» Aim of the task
Quote, line for line, the entries from the first through the one containing "70, 80, 90];". Pictures are left out.

» Stored data

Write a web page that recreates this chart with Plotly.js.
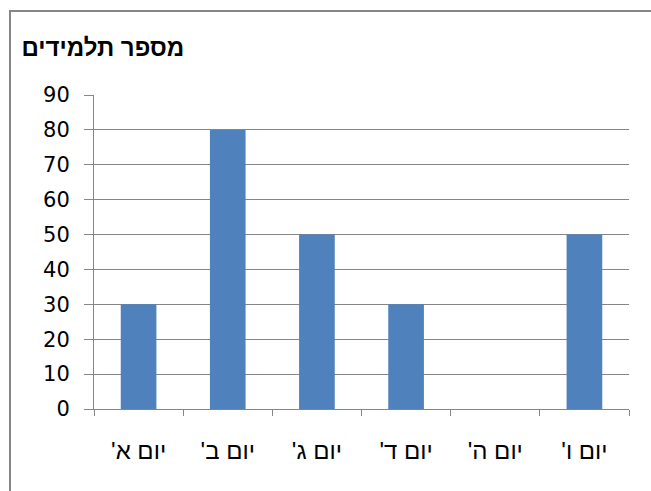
<!DOCTYPE html>
<html><head><meta charset="utf-8">
<script src="https://cdn.plot.ly/plotly-3.0.1.min.js"></script>
<style>
html,body{margin:0;padding:0;background:#fff;}
#wrap{position:relative;width:651px;height:491px;overflow:hidden;}
#chart{position:absolute;left:0;top:0;width:651px;height:491px;}
#frame{position:absolute;left:9px;top:10px;width:700px;height:600px;border-left:2px solid #868686;border-top:2px solid #868686;pointer-events:none;}
</style></head>
<body>
<div id="wrap"><div id="chart"></div><div id="frame"></div></div>
<script>
const categories = ["יום א'\u200F", "יום ב'\u200F", "יום ג'\u200F", "יום ד'\u200F", "יום ה'\u200F", "יום ו'\u200F"];
const students = [30, 80, 50, 30, 0, 50];
const titleText = "מספר תלמידים";
const yTicks = [0, 10, 20, 30, 40, 50, 60, 70, 80, 90];

const hebFont = "Liberation Sans, Arial, sans-serif";
const numFont = "DejaVu Sans, Arial, sans-serif";
Plotly.newPlot('chart', [{
  type: 'bar',
  x: categories,
  y: students,
  marker: {color: '#4F81BD'},
  hoverinfo: 'x+y'
}], {
  width: 651, height: 491,
  margin: {l: 94, r: 22, t: 95, b: 82},
  paper_bgcolor: 'rgba(0,0,0,0)',
  plot_bgcolor: '#fff',
  bargap: 0.6,
  showlegend: false,
  title: {text: titleText, x: 0.033, xanchor: 'left', y: 0.903, yanchor: 'middle',
    font: {family: hebFont, size: 24, color: '#000', weight: 'bold'}},
  xaxis: {
    type: 'category', tickson: 'boundaries', ticks: 'outside', ticklen: 6,
    tickcolor: '#868686', tickwidth: 1, showline: true, linecolor: '#868686', linewidth: 1,
    showgrid: false, tickfont: {family: hebFont, size: 24, color: '#000'},
    ticklabelstandoff: 20, fixedrange: true
  },
  yaxis: {
    range: [0, 90], tickvals: yTicks, ticks: 'outside', ticklen: 9,
    tickcolor: '#868686', tickwidth: 1, showline: true, linecolor: '#868686', linewidth: 1,
    showgrid: true, gridcolor: '#868686', gridwidth: 1, zeroline: false,
    tickfont: {family: numFont, size: 21, color: '#000'}, ticklabelstandoff: 10, fixedrange: true
  }
}, {displayModeBar: false, staticPlot: true});
</script>
</body></html>
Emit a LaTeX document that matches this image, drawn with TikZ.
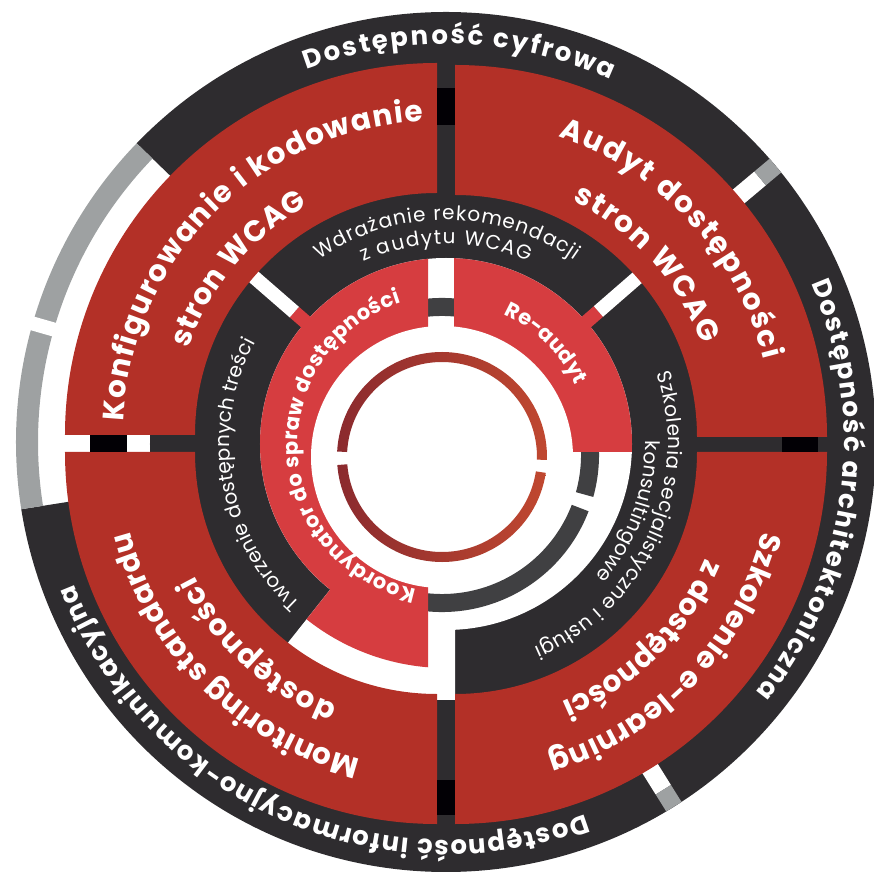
\documentclass[tikz,border=0pt]{standalone}
\usepackage{fontspec}
\setmainfont{Poppins}
\usetikzlibrary{decorations.text}
\definecolor{dk}{HTML}{2E2C2F}
\definecolor{rq}{HTML}{B33027}
\definecolor{lr}{HTML}{D63D40}
\definecolor{gy}{HTML}{9EA1A2}
\definecolor{bk}{HTML}{020005}
\definecolor{ig}{HTML}{404042}
\definecolor{gL}{HTML}{8B2A2E}
\definecolor{gR}{HTML}{C04830}
\newcommand\fOut{\fontsize{26}{30}\selectfont\bfseries}
\newcommand\fRed{\fontsize{29.5}{33}\selectfont\bfseries}
\newcommand\fMid{\fontsize{20}{24}\selectfont}
\newcommand\fIn{\fontsize{21}{24}\selectfont\bfseries}
\newcommand\sect[4]{(#1:#3) arc[start angle=#1,end angle=#2,radius=#3] -- (#2:#4) arc[start angle=#2,end angle=#1,radius=#4] -- cycle}
\newcommand\arctext[6]{\path[decorate,decoration={text along path,text align=fit to path,text color=white,text={|#5|#6}}] #1 ++(#3:#2) arc[start angle=#3,end angle=#4,radius=#2];}
\begin{document}
\begin{tikzpicture}[x=1pt,y=1pt]
\useasboundingbox (-446,-430) rectangle (427,444);
% outer dark ring
\fill[dk] (0,2) -- ++(136:430) arc[start angle=136,end angle=-171,radius=430] -- cycle;
\begin{scope}[shift={(0,2)}]
  \fill[gy] \sect{136}{189}{408}{430};
  \begin{scope}[rotate=164]\fill[white] (400,-7) rectangle (440,7);\end{scope}
  \foreach \a in {40,-58}{\begin{scope}[rotate=\a]
    \fill[white] (370,-9) rectangle (410,9);
    \fill[gy] (410,-9) rectangle (430,9);
  \end{scope}}
\end{scope}
% middle dark disc
\fill[dk] (0,0) circle[radius=296];
\fill[white] (0,0) circle[radius=186];
\fill[white] (0,0) -- (231.5:256) arc[start angle=231.5,end angle=268,radius=256] -- (9,-256) -- (9,0) -- cycle;
\foreach \a/\ri in {139/201,41/202}{\begin{scope}[rotate=\a]
  \fill[lr] (185,-7) rectangle (\ri,7);
  \fill[white] (\ri,-7) rectangle (262,7);
\end{scope}}
% red quadrants
\begin{scope}[shift={(-9,9)}]\fill[rq] \sect{90}{180}{242}{372};\end{scope}
\begin{scope}[shift={(9,7)}]\fill[rq] \sect{0}{90}{242}{372};\end{scope}
\begin{scope}[shift={(9,-8)}]\fill[rq] \sect{-90}{0}{242}{372};\end{scope}
\begin{scope}[shift={(-9,-8)}]\fill[rq] \sect{180}{270}{242}{372};\end{scope}
% black blocks
\fill[bk] (-9,319) rectangle (9,356);
\fill[bk] (336,-8) rectangle (372,7);
\fill[bk] (-9,-336) rectangle (9,-371);
\fill[bk] (-356,-8) rectangle (-319,9);
% inner grey ring
\begin{scope}[shift={(-4,-11)}]\fill[ig] \sect{-15.5}{339}{139}{157};\end{scope}
% Koordynator piece
\begin{scope}
  \clip (-500,-500) rectangle (-18,500);
  \fill[lr] (0,0) -- (90:186) arc[start angle=90,end angle=231.5,radius=186] -- (231.5:224) arc[start angle=231.5,end angle=270,radius=224] -- cycle;
\end{scope}
% Re-audyt piece
\begin{scope}
  \clip (8,-8) rectangle (300,300);
  \fill[lr] (0,0) circle[radius=186];
\end{scope}
\fill[white] (-4,-13) circle[radius=131];
% gradient ring
\begin{scope}[shift={(-4,-13)}]
  \shade[left color=gL,right color=gR] \sect{-1.6}{177}{95}{105};
  \shade[left color=gL,right color=gR] \sect{184.4}{351.3}{95}{105};
\end{scope}
% outer texts
\arctext{(0,2)}{398}{110.5}{65.5}{\fOut}{Dostępność cyfrowa}
\arctext{(0,2)}{398}{23.5}{-39}{\fOut}{Dostępność architektoniczna}
\arctext{(0,2)}{398}{-69.5}{-159}{\fOut}{Dostępność informacyjno-komunikacyjna}
% red texts
\arctext{(-9,9)}{314}{177.5}{92.5}{\fRed}{Konfigurowanie i kodowanie}
\arctext{(-9,9)}{263}{160.8}{119.4}{\fRed}{stron WCAG}
\arctext{(9,7)}{318}{71}{14}{\fRed}{Audyt dostępności}
\arctext{(9,7)}{264}{63.5}{20.5}{\fRed}{stron WCAG}
\arctext{(9,-8)}{318}{-14.5}{-73}{\fRed}{Szkolenie e-learning}
\arctext{(9,-8)}{272}{-23}{-66}{\fRed}{z dostępności}
\arctext{(-9,-8)}{317}{-104}{-165.5}{\fRed}{Monitoring standardu}
\arctext{(-9,-8)}{272}{-111.5}{-153}{\fRed}{dostępności}
% middle ring texts
\arctext{(0,0)}{224}{124.5}{55}{\fMid}{Wdrażanie rekomendacji}
\arctext{(0,0)}{200}{114.5}{65.5}{\fMid}{z audytu WCAG}
\arctext{(0,0)}{222}{18.5}{-66.5}{\fMid}{Szkolenia secjalistyczne i usługi}
\arctext{(0,0)}{199}{1}{-41.5}{\fMid}{konsultingowe}
\arctext{(0,0)}{216}{227.5}{152}{\fMid}{Tworzenie dostępnych treści}
% inner texts
\arctext{(0,0)}{148}{258.5}{107.5}{\fIn}{Koordynator do spraw dostępności}
\arctext{(0,0)}{142}{66}{25}{\fIn}{Re-audyt}
\end{tikzpicture}
\end{document}
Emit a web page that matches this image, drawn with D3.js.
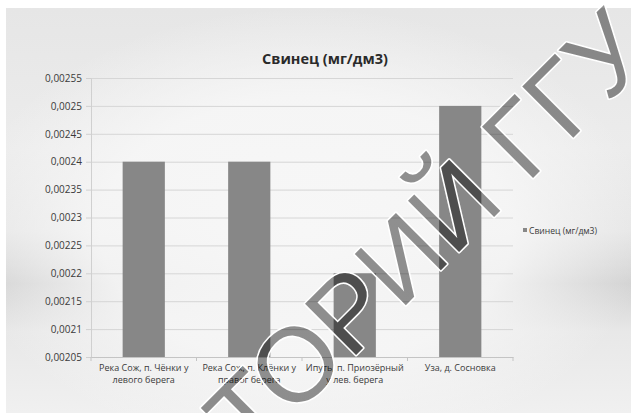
<!DOCTYPE html>
<html>
<head>
<meta charset="utf-8">
<script src="https://cdn.jsdelivr.net/npm/d3@7"></script>
<style>
  html, body { margin: 0; padding: 0; background: #ffffff; }
  svg { display: block; }
</style>
</head>
<body>
<svg id="chart" width="631" height="413"></svg>
<script>
// Lead concentration at four sampling points (mg/dm3)
const categories = [
  "Река Сож, п. Чёнки у левого берега",
  "Река Сож, п. Клёнки у правог берега",
  "Ипуть, п. Приозёрный у лев. берега",
  "Уза, д. Сосновка"
];
const categoryLines = [
  ["Река Сож, п. Чёнки у", "левого берега"],
  ["Река Сож, п. Клёнки у", "правог берега"],
  ["Ипуть, п. Приозёрный", "у лев. берега"],
  ["Уза, д. Сосновка"]
];
const values = [0.0024, 0.0024, 0.0022, 0.0025];
const yTickValues = [0.00205, 0.0021, 0.00215, 0.0022, 0.00225, 0.0023,
                     0.00235, 0.0024, 0.00245, 0.0025, 0.00255];
const seriesName = "Свинец (мг/дм3)";
const titleText = "Свинец (мг/дм3)";
const stampText = ["РЕПОЗИТОРИЙ ", "ГГУ"];

const W = 631, H = 413;
const plot = { left: 91, right: 513, top: 78, bottom: 357 };
const barColor = "#878787";
const textColor = "#3a3a3a";
const font = "'Open Sans', 'Noto Sans', sans-serif";

const svg = d3.select("#chart");
const defs = svg.append("defs");

// --- Background: soft grey panel with a brighter centre ---
const lg = defs.append("linearGradient").attr("id", "bgV")
  .attr("x1", 0).attr("y1", 0).attr("x2", 0).attr("y2", 1);
[[0, "#e6e6e6"], [0.35, "#ececec"], [0.55, "#e6e6e6"], [0.68, "#d2d2d2"],
 [0.8, "#e8e8e8"], [1, "#f0f0f0"]]
  .forEach(([o, c]) => lg.append("stop").attr("offset", o).attr("stop-color", c));

const rg = defs.append("radialGradient").attr("id", "bgGlow")
  .attr("cx", 0.48).attr("cy", 0.55).attr("r", 0.55);
[[0, 1], [0.6, 0.85], [1, 0]]
  .forEach(([o, a]) => rg.append("stop").attr("offset", o)
    .attr("stop-color", "#f7f7f7").attr("stop-opacity", a));

svg.append("rect").attr("width", W).attr("height", H).attr("fill", "#ffffff");
svg.append("rect").attr("x", 6).attr("y", 8).attr("width", W - 6).attr("height", H - 8)
  .attr("fill", "url(#bgV)");
svg.append("rect").attr("x", 6).attr("y", 8).attr("width", W - 6).attr("height", H - 8)
  .attr("fill", "url(#bgGlow)");

// --- Scales ---
const x = d3.scaleBand()
  .domain(categories)
  .range([plot.left, plot.right])
  .paddingInner(0.6)
  .paddingOuter(0.3);

const y = d3.scaleLinear()
  .domain([d3.min(yTickValues), d3.max(yTickValues)])
  .range([plot.bottom, plot.top]);

const ru = d3.formatLocale({ decimal: ",", thousands: " ", grouping: [3], currency: ["", ""] });
const fmt = ru.format("~g");

// --- Gridlines ---
const grid = svg.append("g")
  .attr("transform", `translate(${plot.left},0)`)
  .call(d3.axisLeft(y).tickValues(yTickValues)
    .tickSize(-(plot.right - plot.left)).tickFormat(""));
grid.select(".domain").remove();
grid.selectAll("line").attr("stroke", "#d6d6d6").attr("stroke-width", 1);

// --- Y axis ---
const yAxis = svg.append("g")
  .attr("transform", `translate(${plot.left},0)`)
  .call(d3.axisLeft(y).tickValues(yTickValues).tickSize(5).tickPadding(4).tickFormat(fmt));
yAxis.select(".domain").attr("stroke", "#d0d0d0");
yAxis.selectAll(".tick line").attr("stroke", "#d0d0d0");
yAxis.selectAll("text")
  .attr("font-family", font).attr("font-size", 10).attr("fill", textColor);

// --- Bars ---
svg.append("g").selectAll("rect")
  .data(values)
  .join("rect")
  .attr("x", (d, i) => x(categories[i]))
  .attr("y", d => y(d))
  .attr("width", x.bandwidth())
  .attr("height", d => y(y.domain()[0]) - y(d))
  .attr("fill", barColor);

// --- X axis ---
const xAxis = svg.append("g")
  .attr("transform", `translate(0,${plot.bottom})`)
  .call(d3.axisBottom(x).tickSize(0).tickFormat(""));
xAxis.select(".domain").attr("stroke", "#c4c4c4");
xAxis.selectAll(".tick").remove();
// small category separators
const step = x.step();
const bounds = d3.range(categories.length + 1).map(i => x(categories[0]) - x.paddingOuter() * step + i * step);
xAxis.selectAll("line.sep").data(bounds).join("line").attr("class", "sep")
  .attr("x1", d => d).attr("x2", d => d).attr("y1", 0).attr("y2", 4)
  .attr("stroke", "#c4c4c4");

const labels = svg.append("g");
categories.forEach((c, i) => {
  const t = labels.append("text")
    .attr("x", x(c) + x.bandwidth() / 2)
    .attr("y", plot.bottom + 14)
    .attr("text-anchor", "middle")
    .attr("font-family", font).attr("font-size", 9).attr("fill", textColor);
  categoryLines[i].forEach((ln, k) => {
    t.append("tspan").attr("x", x(c) + x.bandwidth() / 2)
      .attr("dy", k === 0 ? 0 : 12).text(ln);
  });
});

// --- Title ---
svg.append("text")
  .attr("x", 325).attr("y", 64)
  .attr("text-anchor", "middle")
  .attr("font-family", font).attr("font-weight", 700).attr("font-size", 14.5)
  .attr("fill", "#2a2a2a")
  .text(titleText);

// --- Legend ---
const leg = svg.append("g").attr("transform", "translate(523,231)");
leg.append("rect").attr("x", 0).attr("y", -3).attr("width", 4).attr("height", 4).attr("fill", barColor);
leg.append("text").attr("x", 6).attr("y", 2.8)
  .attr("font-family", font).attr("font-size", 8.6).attr("fill", textColor)
  .text(seriesName);

// --- Repository stamp across the chart ---
const stampAnchor = [527, 184];
const stampFont = "'Liberation Sans', Arial, sans-serif";
const stampSize = 105;

function stamp(sel) {
  const t = sel.append("text")
    .attr("font-family", stampFont).attr("font-size", stampSize);
  t.append("tspan").text(stampText[0]);
  t.append("tspan").text(stampText[1]);
  return t;
}

const maskG = defs.append("mask").attr("id", "stampMask")
  .attr("maskUnits", "userSpaceOnUse").attr("x", 0).attr("y", 0).attr("width", W).attr("height", H);
maskG.append("rect").attr("width", W).attr("height", H).attr("fill", "#fff");
const maskInner = maskG.append("g")
  .attr("transform", `translate(${stampAnchor[0]},${stampAnchor[1]}) rotate(-45)`);
const maskText = stamp(maskInner).attr("fill", "#000");

const outlineG = svg.append("g").attr("mask", "url(#stampMask)")
  .append("g").attr("transform", `translate(${stampAnchor[0]},${stampAnchor[1]}) rotate(-45)`);
const outlineText = stamp(outlineG).attr("fill", "none")
  .attr("stroke", "#ffffff").attr("stroke-width", 3.2).attr("stroke-linejoin", "round");

const fillG = svg.append("g")
  .attr("transform", `translate(${stampAnchor[0]},${stampAnchor[1]}) rotate(-45)`);
const fillText = stamp(fillG).attr("fill", "#000").attr("fill-opacity", 0.42);

// shift so the "ГГУ" part starts at the anchor
const preLen = fillText.node().getSubStringLength(0, stampText[0].length);
[maskText, outlineText, fillText].forEach(t => t.attr("x", -preLen));
</script>
</body>
</html>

» Response to the task
Write a web page that recreates this chart with Plotly.js.
<!DOCTYPE html>
<html><head><meta charset="utf-8">
<script src="https://cdn.plot.ly/plotly-3.0.1.min.js"></script>
<style>
html,body{margin:0;padding:0;background:#fff;}
#wrap{position:relative;width:651px;height:491px;overflow:hidden;}
#chart{position:absolute;left:0;top:0;width:651px;height:491px;}
#frame{position:absolute;left:9px;top:10px;width:700px;height:600px;border-left:2px solid #868686;border-top:2px solid #868686;pointer-events:none;}
</style></head>
<body>
<div id="wrap"><div id="chart"></div><div id="frame"></div></div>
<script>
const categories = ["יום א'\u200F", "יום ב'\u200F", "יום ג'\u200F", "יום ד'\u200F", "יום ה'\u200F", "יום ו'\u200F"];
const students = [30, 80, 50, 30, 0, 50];
const titleText = "מספר תלמידים";
const yTicks = [0, 10, 20, 30, 40, 50, 60, 70, 80, 90];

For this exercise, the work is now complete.